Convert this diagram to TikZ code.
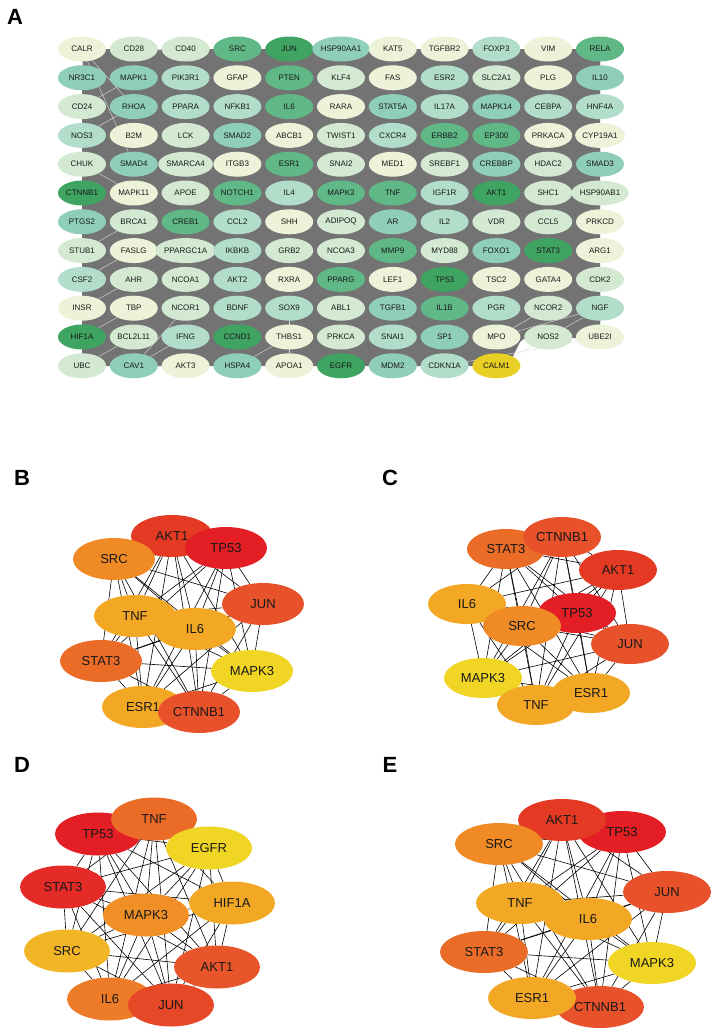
\documentclass[tikz,border=0pt]{standalone}
\usepackage{fontspec}
\setmainfont{Liberation Sans}
\usetikzlibrary{shapes.geometric,backgrounds}

% degree shades, panel A
\definecolor{lv0}{HTML}{EDF3D8}
\definecolor{lv1}{HTML}{D3E9D2}
\definecolor{lv2}{HTML}{B2DDCB}
\definecolor{lv3}{HTML}{8FCEB9}
\definecolor{lv4}{HTML}{60B887}
\definecolor{lv5}{HTML}{3FA462}
\definecolor{lv6}{HTML}{E8CF24}
% hub shades, panels B--E
\definecolor{rk1}{HTML}{E31E25}
\definecolor{rk2}{HTML}{E43A24}
\definecolor{rk3}{HTML}{E7522A}
\definecolor{rk4}{HTML}{EB6C27}
\definecolor{rk5}{HTML}{EF8A25}
\definecolor{rk6}{HTML}{F2A725}
\definecolor{rk7}{HTML}{F0D525}
\definecolor{rkd2}{HTML}{E42B27}
\definecolor{rkd4}{HTML}{E64727}
\definecolor{rkd5}{HTML}{E8552A}
\definecolor{rkd6}{HTML}{ED7B27}
\definecolor{rkd7}{HTML}{EF8F26}
\definecolor{rkd9}{HTML}{F2B526}

\begin{document}
\begin{tikzpicture}[x=1pt,y=-1pt,
    gene/.style={ellipse,minimum width=48pt,minimum height=25pt,inner sep=0pt,text=black!90,font=\fontsize{8}{8}\selectfont},
    hub/.style={ellipse,minimum width=82pt,minimum height=42pt,inner sep=0pt,text=black!90,font=\fontsize{13}{13}\selectfont},
    panel/.style={font=\fontsize{22}{22}\selectfont\bfseries},
    link/.style={black,line width=0.6pt},
    mass/.style={fill=black!55},
    streak/.style={white!75!gray,line width=0.4pt}]
    \useasboundingbox (0,0) rectangle (714,1036);

    % panel labels
    \node[panel] (labA) at (15,17) {A};
    \node[panel] (labB) at (22,478) {B};
    \node[panel] (labC) at (390,478) {C};
    \node[panel] (labD) at (22,765) {D};
    \node[panel] (labE) at (390,765) {E};

    % A: whole network, 11 per row
    \foreach \g/\lv [count=\i from 0] in {
        CALR/0, CD28/1, CD40/1, SRC/4, JUN/5, HSP90AA1/3, KAT5/0, TGFBR2/0, FOXP3/2, VIM/0, RELA/4,
        NR3C1/3, MAPK1/3, PIK3R1/2, GFAP/0, PTEN/4, KLF4/1, FAS/0, ESR2/2, SLC2A1/1, PLG/0, IL10/3,
        CD24/1, RHOA/3, PPARA/2, NFKB1/2, IL6/4, RARA/0, STAT5A/3, IL17A/2, MAPK14/3, CEBPA/2, HNF4A/2,
        NOS3/2, B2M/0, LCK/1, SMAD2/3, ABCB1/0, TWIST1/1, CXCR4/2, ERBB2/4, EP300/4, PRKACA/0, CYP19A1/0,
        CHUK/1, SMAD4/3, SMARCA4/1, ITGB3/0, ESR1/4, SNAI2/1, MED1/0, SREBF1/1, CREBBP/3, HDAC2/1, SMAD3/3,
        CTNNB1/5, MAPK11/0, APOE/1, NOTCH1/4, IL4/2, MAPK3/4, TNF/4, IGF1R/2, AKT1/5, SHC1/1, HSP90AB1/1,
        PTGS2/3, BRCA1/1, CREB1/4, CCL2/2, SHH/0, ADIPOQ/1, AR/3, IL2/2, VDR/1, CCL5/1, PRKCD/0,
        STUB1/1, FASLG/0, PPARGC1A/1, IKBKB/2, GRB2/1, NCOA3/1, MMP9/4, MYD88/1, FOXO1/3, STAT3/5, ARG1/0,
        CSF2/2, AHR/1, NCOA1/1, AKT2/2, RXRA/0, PPARG/4, LEF1/0, TP53/5, TSC2/0, GATA4/0, CDK2/1,
        INSR/0, TBP/0, NCOR1/1, BDNF/2, SOX9/2, ABL1/1, TGFB1/3, IL1B/4, PGR/2, NCOR2/1, NGF/2,
        HIF1A/5, BCL2L11/1, IFNG/2, CCND1/5, THBS1/0, PRKCA/1, SNAI1/2, SP1/3, MPO/0, NOS2/1, UBE2I/0,
        UBC/1, CAV1/3, AKT3/0, HSPA4/3, APOA1/0, EGFR/5, MDM2/3, CDKN1A/2, CALM1/6} {
        \pgfmathtruncatemacro\col{mod(\i,11)}
        \pgfmathtruncatemacro\row{div(\i,11)}
        \node[gene,fill=lv\lv] (a-\g) at (82+51.8*\col,49+28.8*\row) {\g};
    }

    % B
    \node[hub,fill=rk2] (b-AKT1) at (172,536) {AKT1};
    \node[hub,fill=rk5] (b-SRC) at (114,559) {SRC};
    \node[hub,fill=rk1] (b-TP53) at (226,548) {TP53};
    \node[hub,fill=rk3] (b-JUN) at (263,604) {JUN};
    \node[hub,fill=rk6] (b-TNF) at (135,616) {TNF};
    \node[hub,fill=rk6] (b-IL6) at (195,629) {IL6};
    \node[hub,fill=rk4] (b-STAT3) at (101,661) {STAT3};
    \node[hub,fill=rk7] (b-MAPK3) at (252,671) {MAPK3};
    \node[hub,fill=rk6] (b-ESR1) at (143,707) {ESR1};
    \node[hub,fill=rk3] (b-CTNNB1) at (199,712) {CTNNB1};

    % C
    \begin{scope}[hub/.append style={minimum width=78pt,minimum height=40pt}]
    \node[hub,fill=rk4] (c-STAT3) at (506,549) {STAT3};
    \node[hub,fill=rk3] (c-CTNNB1) at (562,537) {CTNNB1};
    \node[hub,fill=rk2] (c-AKT1) at (618,570) {AKT1};
    \node[hub,fill=rk6] (c-IL6) at (467,604) {IL6};
    \node[hub,fill=rk1] (c-TP53) at (577,613) {TP53};
    \node[hub,fill=rk5] (c-SRC) at (522,626) {SRC};
    \node[hub,fill=rk3] (c-JUN) at (630,644) {JUN};
    \node[hub,fill=rk7] (c-MAPK3) at (483,678) {MAPK3};
    \node[hub,fill=rk6] (c-TNF) at (536,705) {TNF};
    \node[hub,fill=rk6] (c-ESR1) at (591,693) {ESR1};
    \end{scope}

    % D
    \begin{scope}[hub/.append style={minimum width=86pt,minimum height=43pt}]
    \node[hub,fill=rk1] (d-TP53) at (98,834) {TP53};
    \node[hub,fill=rk4] (d-TNF) at (154,819) {TNF};
    \node[hub,fill=rk7] (d-EGFR) at (209,848) {EGFR};
    \node[hub,fill=rkd2] (d-STAT3) at (63,887) {STAT3};
    \node[hub,fill=rk6] (d-HIF1A) at (232,903) {HIF1A};
    \node[hub,fill=rkd7] (d-MAPK3) at (146,915) {MAPK3};
    \node[hub,fill=rkd9] (d-SRC) at (67,951) {SRC};
    \node[hub,fill=rkd5] (d-AKT1) at (217,967) {AKT1};
    \node[hub,fill=rkd6] (d-IL6) at (110,999) {IL6};
    \node[hub,fill=rkd4] (d-JUN) at (171,1005) {JUN};
    \end{scope}

    % E
    \begin{scope}[hub/.append style={minimum width=88pt,minimum height=42pt}]
    \node[hub,fill=rk1] (e-TP53) at (622,832) {TP53};
    \node[hub,fill=rk2] (e-AKT1) at (562,820) {AKT1};
    \node[hub,fill=rk5] (e-SRC) at (499,844) {SRC};
    \node[hub,fill=rk3] (e-JUN) at (667,892) {JUN};
    \node[hub,fill=rk6] (e-TNF) at (520,903) {TNF};
    \node[hub,fill=rk6] (e-IL6) at (588,919) {IL6};
    \node[hub,fill=rk4] (e-STAT3) at (484,952) {STAT3};
    \node[hub,fill=rk7] (e-MAPK3) at (652,963) {MAPK3};
    \node[hub,fill=rk3] (e-CTNNB1) at (600,1007) {CTNNB1};
    \node[hub,fill=rk6] (e-ESR1) at (532,998) {ESR1};
    \end{scope}

    \begin{scope}[on background layer]
    % dense edge mass behind the grid
    \fill[mass,rounded corners=6pt] (82,49) -- (600,49) -- (600,338) -- (522,338)
        -- (508,366) -- (82,366) -- cycle;
    \foreach \u/\v in {CALR/SMAD4, CALR/RHOA, CD24/MAPK1, NOS3/RHOA, CHUK/MAPK11,
        STUB1/BRCA1, CSF2/FASLG, INSR/AHR, HIF1A/TBP, UBC/BCL2L11, CAV1/IFNG,
        CAV1/NCOR1, HSPA4/THBS1, APOA1/SOX9, MPO/NCOR2, MPO/NGF, CALM1/NOS2,
        CDKN1A/UBE2I, NOS2/NGF, UBE2I/CDK2, HSP90AB1/PRKCD, SMAD3/CYP19A1,
        RELA/HNF4A, IL10/HNF4A, CD28/CD40, CALR/NR3C1}
        \draw[streak] (a-\u) -- (a-\v);
    % hub networks
    \foreach \p/\list in {b/{AKT1,SRC,TP53,JUN,TNF,IL6,STAT3,MAPK3,ESR1,CTNNB1},
        c/{STAT3,CTNNB1,AKT1,IL6,TP53,SRC,JUN,MAPK3,TNF,ESR1},
        d/{TP53,TNF,EGFR,STAT3,HIF1A,MAPK3,SRC,AKT1,IL6,JUN},
        e/{TP53,AKT1,SRC,JUN,TNF,IL6,STAT3,MAPK3,CTNNB1,ESR1}}
        \foreach \u [count=\i] in \list
            \foreach \v [count=\j] in \list
                {\ifnum\j>\i \draw[link] (\p-\u) -- (\p-\v);\fi}
    \end{scope}
\end{tikzpicture}
\end{document}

» Your objective
Leave out any pictures, please, and quote only the lines from the top of the data through the line that contains "(labE) at (390,765)".

» Exercise solution
Convert this diagram to TikZ code.
\documentclass[tikz,border=0pt]{standalone}
\usepackage{fontspec}
\setmainfont{Liberation Sans}
\usetikzlibrary{shapes.geometric,backgrounds}

% degree shades, panel A
\definecolor{lv0}{HTML}{EDF3D8}
\definecolor{lv1}{HTML}{D3E9D2}
\definecolor{lv2}{HTML}{B2DDCB}
\definecolor{lv3}{HTML}{8FCEB9}
\definecolor{lv4}{HTML}{60B887}
\definecolor{lv5}{HTML}{3FA462}
\definecolor{lv6}{HTML}{E8CF24}
% hub shades, panels B--E
\definecolor{rk1}{HTML}{E31E25}
\definecolor{rk2}{HTML}{E43A24}
\definecolor{rk3}{HTML}{E7522A}
\definecolor{rk4}{HTML}{EB6C27}
\definecolor{rk5}{HTML}{EF8A25}
\definecolor{rk6}{HTML}{F2A725}
\definecolor{rk7}{HTML}{F0D525}
\definecolor{rkd2}{HTML}{E42B27}
\definecolor{rkd4}{HTML}{E64727}
\definecolor{rkd5}{HTML}{E8552A}
\definecolor{rkd6}{HTML}{ED7B27}
\definecolor{rkd7}{HTML}{EF8F26}
\definecolor{rkd9}{HTML}{F2B526}

\begin{document}
\begin{tikzpicture}[x=1pt,y=-1pt,
    gene/.style={ellipse,minimum width=48pt,minimum height=25pt,inner sep=0pt,text=black!90,font=\fontsize{8}{8}\selectfont},
    hub/.style={ellipse,minimum width=82pt,minimum height=42pt,inner sep=0pt,text=black!90,font=\fontsize{13}{13}\selectfont},
    panel/.style={font=\fontsize{22}{22}\selectfont\bfseries},
    link/.style={black,line width=0.6pt},
    mass/.style={fill=black!55},
    streak/.style={white!75!gray,line width=0.4pt}]
    \useasboundingbox (0,0) rectangle (714,1036);

    % panel labels
    \node[panel] (labA) at (15,17) {A};
    \node[panel] (labB) at (22,478) {B};
    \node[panel] (labC) at (390,478) {C};
    \node[panel] (labD) at (22,765) {D};
    \node[panel] (labE) at (390,765) {E};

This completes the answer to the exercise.